Menurut Taufan, diputusnya kontrak pembangunan pasar tersebut telah mengakibatkan kerugian materiil bagi kliennya atas biaya-biaya yang telah dikeluarkan dalam proyek itu, diantaranya biaya pra proyek pekerjaan, jaminan sertifikat, biaya sewa alat serta sisa tagihan, dengan total Rp 8 miliar belum termasuk bunga atas uang yang telah dikeluarkan dan proyeksi keuntungannya.
“Dalam gugatan ini, total kerugian materiilnya Rp 10,4 miliar, immateriilnya Rp 5 miliar rupiah,” beber Taufan.

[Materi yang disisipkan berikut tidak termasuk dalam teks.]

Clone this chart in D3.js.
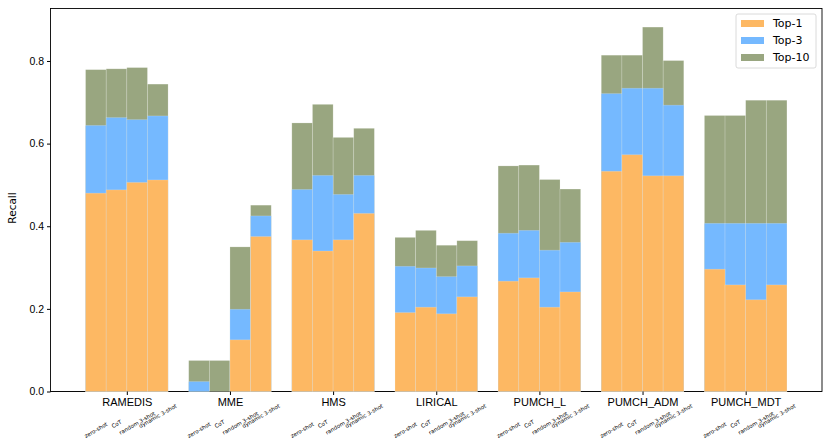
<!DOCTYPE html>
<html>
<head>
<meta charset="utf-8">
<script src="https://cdn.jsdelivr.net/npm/d3@7"></script>
<style>
  body { margin: 0; background: #fff; }
  svg { font-family: "DejaVu Sans", sans-serif; }
</style>
</head>
<body>
<svg id="chart" width="830" height="443"></svg>
<script>
// datasets and prompt settings
const datasets = ["RAMEDIS", "MME", "HMS", "LIRICAL", "PUMCH_L", "PUMCH_ADM", "PUMCH_MDT"];
const methods = ["zero-shot", "CoT", "random 3-shot", "dynamic 3-shot"];
const yTicks = [0.0, 0.2, 0.4, 0.6, 0.8];

// recall per dataset, one value per method
const top1 = [
  [0.480, 0.488, 0.506, 0.512],
  [0.000, 0.000, 0.125, 0.375],
  [0.367, 0.340, 0.367, 0.431],
  [0.191, 0.204, 0.188, 0.229],
  [0.267, 0.275, 0.204, 0.241],
  [0.533, 0.573, 0.522, 0.522],
  [0.296, 0.258, 0.222, 0.258]
];
const top3 = [
  [0.644, 0.663, 0.658, 0.667],
  [0.024, 0.000, 0.199, 0.425],
  [0.489, 0.523, 0.477, 0.523],
  [0.303, 0.299, 0.278, 0.304],
  [0.383, 0.390, 0.342, 0.361],
  [0.721, 0.734, 0.734, 0.693],
  [0.407, 0.407, 0.407, 0.407]
];
const top10 = [
  [0.779, 0.781, 0.784, 0.744],
  [0.075, 0.075, 0.350, 0.451],
  [0.650, 0.695, 0.615, 0.637],
  [0.373, 0.390, 0.354, 0.365],
  [0.546, 0.548, 0.513, 0.490],
  [0.814, 0.814, 0.882, 0.801],
  [0.668, 0.668, 0.705, 0.705]
];

const seriesNames = ["Top-1", "Top-3", "Top-10"];
const colors = { "Top-1": "#fdb863", "Top-3": "#75b9ff", "Top-10": "#99a680" };

const svg = d3.select("#chart");
const mLeft = 50.5, mRight = 822, mTop = 8.5, mBottom = 391.5;
const barW = 0.2;

const x = d3.scaleLinear().domain([-0.74, datasets.length - 1 + 0.74]).range([mLeft, mRight]);
const y = d3.scaleLinear().domain([0, 0.927]).range([mBottom, mTop]);

// frame
svg.append("rect")
  .attr("x", mLeft).attr("y", mTop)
  .attr("width", mRight - mLeft).attr("height", mBottom - mTop)
  .attr("fill", "none").attr("stroke", "#000").attr("stroke-width", 0.9);

// y axis
const yAxis = d3.axisLeft(y).tickValues(yTicks).tickFormat(d3.format(".1f")).tickSize(3.5).tickPadding(3);
const gy = svg.append("g").attr("transform", "translate(" + mLeft + ",0)").call(yAxis);
gy.select(".domain").remove();
gy.selectAll("text").style("font-size", "10.5px").attr("fill", "#000");
gy.selectAll("line").attr("stroke", "#000");

svg.append("text")
  .attr("transform", "translate(16,208) rotate(-90)")
  .attr("text-anchor", "middle")
  .style("font-size", "10.5px")
  .text("Recall");

// bars: top-10 behind, then top-3, then top-1
const layers = [["Top-10", top10], ["Top-3", top3], ["Top-1", top1]];
const barLayer = svg.append("g");
layers.forEach(([name, vals]) => {
  const rows = [];
  vals.forEach((row, i) => row.forEach((v, j) => rows.push({ i, j, v })));
  barLayer.append("g").selectAll("rect")
    .data(rows)
    .join("rect")
      .attr("x", d => x(d.i + (d.j - 2) * barW))
      .attr("width", d => x(barW) - x(0))
      .attr("y", d => y(d.v))
      .attr("height", d => y(0) - y(d.v))
      .attr("fill", colors[name])
      .attr("stroke", "#ffffff")
      .attr("stroke-opacity", 0.25)
      .attr("stroke-width", 0.7);
});

// bottom spine in grey between bars
svg.append("line")
  .attr("x1", mLeft).attr("x2", mRight).attr("y1", mBottom).attr("y2", mBottom)
  .attr("stroke", "#666").attr("stroke-width", 1).lower();

// x axis with dataset names
const xAxis = d3.axisBottom(x)
  .tickValues(d3.range(datasets.length))
  .tickFormat(i => datasets[i])
  .tickSize(3.5).tickPadding(3);
const gx = svg.append("g").attr("transform", "translate(0," + mBottom + ")").call(xAxis);
gx.select(".domain").remove();
gx.selectAll("text").style("font-size", "11px").attr("fill", "#000");
gx.selectAll("line").attr("stroke", "#000");

// small method labels under each bar
const labelY = [430, 424, 423, 416];
const small = [];
datasets.forEach((ds, i) => methods.forEach((m, j) => small.push({ i, j, m })));
svg.append("g").selectAll("text")
  .data(small)
  .join("text")
    .attr("transform", d => "translate(" + x(d.i + (d.j - 1.5) * barW) + "," + labelY[d.j] + ") rotate(-30)")
    .attr("text-anchor", "middle")
    .attr("dy", "0.35em")
    .style("font-size", "5.5px")
    .text(d => d.m);

// legend
const lg = svg.append("g").attr("transform", "translate(736,14)");
lg.append("rect")
  .attr("width", 80).attr("height", 54).attr("rx", 2)
  .attr("fill", "#fff").attr("fill-opacity", 0.8)
  .attr("stroke", "#d0d0d0").attr("stroke-width", 0.8);
seriesNames.forEach((name, k) => {
  const row = lg.append("g").attr("transform", "translate(5," + (9.5 + k * 17) + ")");
  row.append("rect")
    .attr("x", 0).attr("y", -3.5).attr("width", 23).attr("height", 7)
    .attr("fill", colors[name]);
  row.append("text")
    .attr("x", 32).attr("dy", "0.35em")
    .style("font-size", "11px")
    .text(name);
});
</script>
</body>
</html>
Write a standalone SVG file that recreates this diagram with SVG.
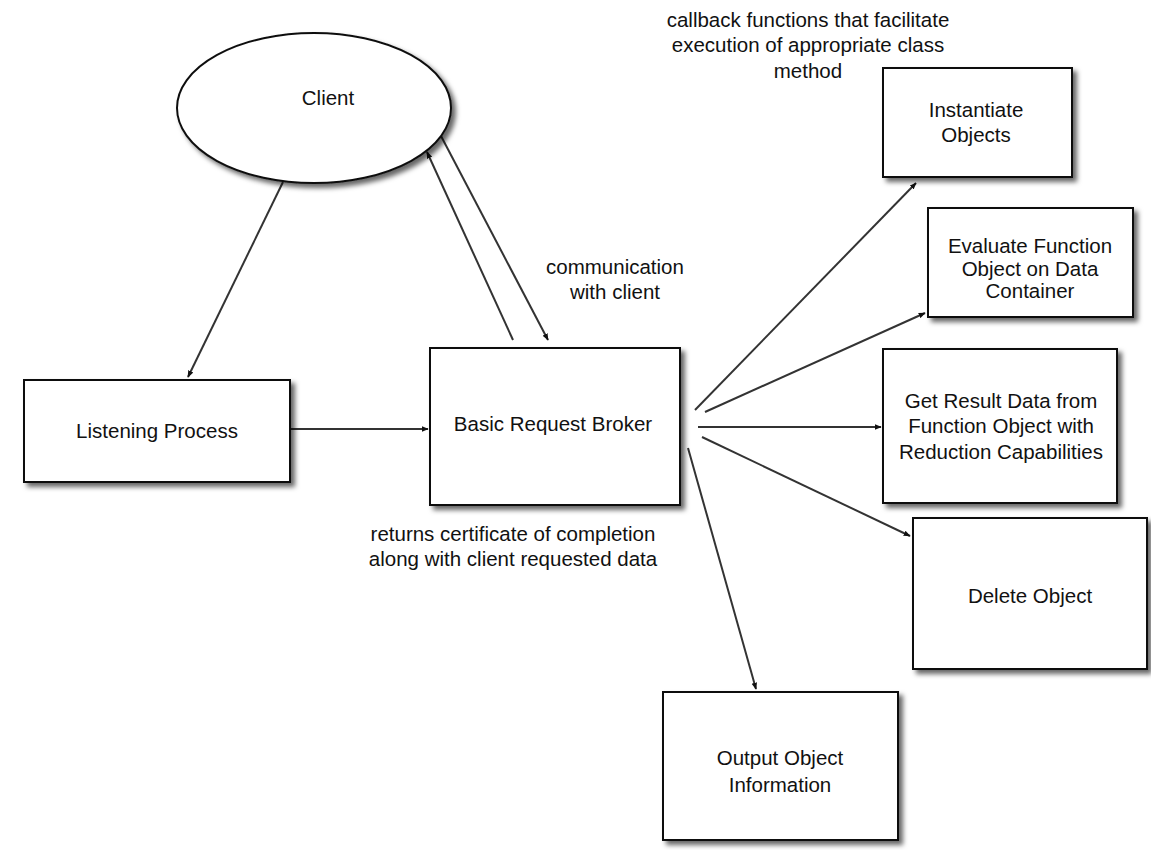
<svg xmlns="http://www.w3.org/2000/svg" width="1151" height="850" viewBox="0 0 1151 850">
<style>
  .node { fill: #ffffff; stroke: #111111; stroke-width: 2; }
  .txt { font-family: "Liberation Sans", Arial, sans-serif; font-size: 20.5px; fill: #111111; text-anchor: middle; }
  .conn { stroke: #333333; stroke-width: 2; fill: none; }
</style>
<defs>
  <filter id="shadow" x="-10%" y="-10%" width="130%" height="130%">
    <feDropShadow dx="4" dy="4" stdDeviation="2.5" flood-color="#000000" flood-opacity="0.6"/>
  </filter>
  <marker id="arrow" viewBox="0 0 10 10" refX="9" refY="5" markerWidth="7" markerHeight="7" orient="auto" markerUnits="userSpaceOnUse">
    <path d="M0,1 L10,5 L0,9 z" fill="#111111"/>
  </marker>
</defs>
<rect width="1151" height="850" fill="#ffffff"/>

<g id="connectors">
  <line class="conn" x1="283" y1="182" x2="188" y2="377" marker-end="url(#arrow)"/>
  <line class="conn" x1="513" y1="340" x2="427" y2="152" marker-end="url(#arrow)"/>
  <line class="conn" x1="441" y1="136" x2="548" y2="340" marker-end="url(#arrow)"/>
  <line class="conn" x1="290" y1="429" x2="428" y2="429" marker-end="url(#arrow)"/>
  <line class="conn" x1="695" y1="410" x2="916" y2="183" marker-end="url(#arrow)"/>
  <line class="conn" x1="705" y1="412" x2="925" y2="313" marker-end="url(#arrow)"/>
  <line class="conn" x1="698" y1="427" x2="881" y2="427" marker-end="url(#arrow)"/>
  <line class="conn" x1="702" y1="437" x2="910" y2="536" marker-end="url(#arrow)"/>
  <line class="conn" x1="688" y1="448" x2="756" y2="689" marker-end="url(#arrow)"/>
</g>

<g id="client">
  <ellipse class="node" cx="314" cy="108" rx="137" ry="75" stroke-width="2.5" filter="url(#shadow)"/>
  <text class="txt" x="328" y="105">Client</text>
</g>

<g id="listening-process">
  <rect class="node" x="24" y="380" width="266" height="102" filter="url(#shadow)"/>
  <text class="txt" x="157" y="438">Listening Process</text>
</g>

<g id="basic-request-broker">
  <rect class="node" x="430" y="348" width="250" height="157" filter="url(#shadow)"/>
  <text class="txt" x="553" y="431">Basic Request Broker</text>
</g>

<g id="instantiate-objects">
  <rect class="node" x="883" y="68" width="189" height="109" filter="url(#shadow)"/>
  <text class="txt" x="976" y="117">Instantiate</text>
  <text class="txt" x="976" y="142">Objects</text>
</g>

<g id="evaluate-function">
  <rect class="node" x="928" y="208" width="205" height="109" filter="url(#shadow)"/>
  <text class="txt" x="1030" y="253">Evaluate Function</text>
  <text class="txt" x="1030" y="276">Object on Data</text>
  <text class="txt" x="1030" y="298">Container</text>
</g>

<g id="get-result-data">
  <rect class="node" x="883" y="349" width="234" height="154" filter="url(#shadow)"/>
  <text class="txt" x="1001" y="408">Get Result Data from</text>
  <text class="txt" x="1001" y="433">Function Object with</text>
  <text class="txt" x="1001" y="459">Reduction Capabilities</text>
</g>

<g id="delete-object">
  <rect class="node" x="913" y="518" width="234" height="151" filter="url(#shadow)"/>
  <text class="txt" x="1030" y="603">Delete Object</text>
</g>

<g id="output-object-information">
  <rect class="node" x="663" y="692" width="235" height="148" filter="url(#shadow)"/>
  <text class="txt" x="780" y="765">Output Object</text>
  <text class="txt" x="780" y="792">Information</text>
</g>

<g id="labels">
  <text class="txt" x="808" y="27">callback functions that facilitate</text>
  <text class="txt" x="808" y="52">execution of appropriate class</text>
  <text class="txt" x="808" y="78">method</text>
  <text class="txt" x="615" y="274">communication</text>
  <text class="txt" x="615" y="299">with client</text>
  <text class="txt" x="513" y="541">returns certificate of completion</text>
  <text class="txt" x="513" y="566">along with client requested data</text>
</g>
</svg>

Tak hanya meminta ganti kerugian materiil dan immatreiil saja, Taufan juga meminta agar majelis hakim yang memeriksa dan mengadili perkara untuk menjatuhkan uang paksa atau dwangsom sebesar Rp 10 juta setiap hari keterlambatan sejak putusannya dibacakan.
“Kami juga meminta diletakkan sita jaminan berupa kantor milik tergugat dan bangunan pekerjaan Pasar Tempe,” sambungnya.
Pihak PT Delima Utama Agung (DAU), ungkap Taufan, juga mengajukan gugatan ke PTUN Makasar terkait pemutusan kontrak pembangunan pasar tersebut. Namun sayangnya, gugatan yang dilayangkan Dirut PT DAU, Drajat Winanjar itu ditolak melalui putusan Nomor: 13/G/2022/PTUN Mks, tanggal 25 Mei 2022.
“Ditolak karena PTUN tidak memiliki kewenangan mengadili (kompetensi absolut, red),” ungkapnya.
Terpisah, Dirut PT DAU Drajat Winanjar menyebut jika gugatan yang dilayangkan penggugat dinilai salah alamat dan tidak memiliki legal standing.
“Pertama dia salah alamat, kedua dia tidak punya legal standing menggugat kami.Itu saja jawaban kami,” ujarnya.
Sementara terkait ditolaknya gugatannya di PTUN Makasar, Drajat enggan menanggapi materi gugatannya.
“Saya tidak akan mengomentari masalah itu. Saya tidak akan mengeluarkan stametmen terkait itu,” pungkasnya.
Untuk diketahui, selain menggugat PT DAU Cabang Makasar, penggugat juga menggugat beberapa pihak. Diantaranya Kementrian PUPR Dirjen Cipta Karya Balai Besar Prasarana Permukiman Wilayah Sulawesi Selatan, Satuan Kerja Pelaksanaan Prasarana Permukiman Wilayah II Sulawesi selaku turut tergugat I, PT. Ciria Expertindo Consultant selaku turut tergugat II, PT Prapimadani selaku turut tergugat III dan PT. BPD Sulsabar selaku turut tergugat IV.